Now with the Add On.
Box Office Prophets handicaps the oncoming festivities.
... [T]he weekend almost certainly belongs again to Toy Story 3. Pixar’s latest opened to a record for the studio, at just a little over $110 million, and is showing no signs of stopping mid-week. ... It should get to at least $200 million by the end of this weekend with a $68 million effort.
Only two other holdovers have a chance to put up significant numbers; The Karate Kid and The A-Team both put up as strong of numbers as you would expect for their second weekends, at $30 million and $14 million apiece ...
1) Toy Story 3 -- 68.3 miilion
2) Grown Ups -- 46.9 million
3) Knight and Day -- 34.6 million
4) The Karate Kid -- 17.5 million
5) The A-Team -- 8.1 million
Meanwhile, a few notches down, Shrek Forever After clicks along. Through Thursday, the ogre has collected $226.4 million domestic dollars.

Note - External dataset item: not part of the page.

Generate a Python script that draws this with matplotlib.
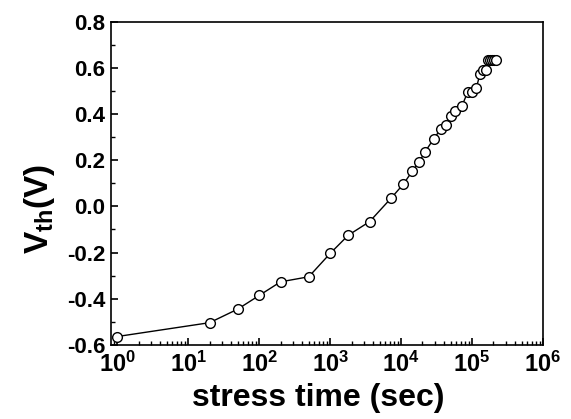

(CNBC's rundown of top-grossing animated films -- no doubt cribbed from B.O. Mojo -- can be found here. But they have a nice set of factoids for each feature.)
Add On: The Hollywood Reporter reports Friday numbers:
Sony's ensemble comedy "Grown Ups" rung up an estimated $14.5 million in domestic boxoffice on Friday to kick off a likely $40 million-plus opening weekend. ...
Disney's 3D threequel "Toy Story 3" is virtually guaranteed to repeat at No. 1 in its sophomore session after fetching $18 million on Friday and topping the daily rankings. The Pixar-produced pic totes $175.5 million in cumulative boxoffice through its first eight days ...
Add On Too: The Nikkster tells the tale:
... Toy Story 3 tops the North American box office for the 2nd straight week, recording the highest second weekend ever for Disney/Pixar. It's also the second fastest Disney film to pass $200 million domestic box office -- 9 days, compared to Pirates Of The Caribbean: Dead Man's Chest's 8 days. Thanks to higher 3D ticket prices and a wide release into 4,028 theaters, the toon with massive appeal did $18.0M Friday and $22.6M Saturday and an estimated $18.4M for Sunday. ...
And at the wire, we find Grown Ups in second place, Knight and Day in third, and Shrek Forever After in the 7th position, with $229.3 million in the haversack.
8 comments:
In the last year from now, no less than 3 animated features DOMINATED the box office.
That's pretty cool.
CNBC factoid:
"The Vultures were originally going to be voiced by the Beatles, but after the characters were created, John Lennon decided against it."
I've never heard that factoid before.
Any truth to that? The Beatles were actually involved at some point?
Another far out factoid:
On Fantasia...
"All of the music in the film is recorded by the Philadelphia Symphony Orchestra except for “The Sorcerer’s Apprentice.”"
If the Philadelphia didn't do it... who did? I've never read any account that said anyone but Stokowski and the Philadelphia recorded for Fantasia.
I'm not sure that CNBC is correct in every detail.
I vaguely remember my old man telling me that the vultures in JB were patterned after the Beatles (it's pretty obvious), but then there's that strange, barbershop quartet-style singing, which has got nothing to do with the Fab Four.
I had never heard that the Beatles were approached, but it's certainly possible. The film would have been in development at the time the Beatles hit American shores.
This is a question for Floyd Norman, who was one of the storyboard artists on the film. She should know.
Also, Fantasia and 101D still in the Top 3?
Good, yes, but weren't they (and Lion King) originally thrown off by Disney's brief creative-accounting loophole in the early 90's, where they pasted VHS sales figures into the year's re-release grosses to inflate the cumulative numbers?
(They got away with it for years, until columns started wondering about their claim that "Fantasia had outgrossed Terminator 2" that summer.)
@Anonymous#4:Floyd Norman is a 'he'. Hpefully, yu already knew that and it was just a spelling mstake.
@Anonymous#2 &@Steve: From what i've heard the Beatles were considered for the role but Walt Disney rejected the idea since he didn't thought their popularity and appeal would last and wouldn't want one of his films to feel outdated by future generations.
I also heard about the John-Lenon-vetoing story which is included as a trivia on the trivia section of the film's imdb.com's entry.
Isn't there anything about this on the Platinum edition of The Jugle Bok?
Sounds like a manufactured fact, perhaps descended from "the Beatles didn't want to do Yellow Submarine."
There's a Sherman brother interview where he acknowledges the Beatles influence but never says they were ever contacted.
Wikipedia cites Michael Barrier as the source for an assertion that Stokowski assembled a pick-up orchestra of 100 musicians in L.A. to record "Sorcerer"... at no cost to Disney! Musicians must have been as cheap as animators back then.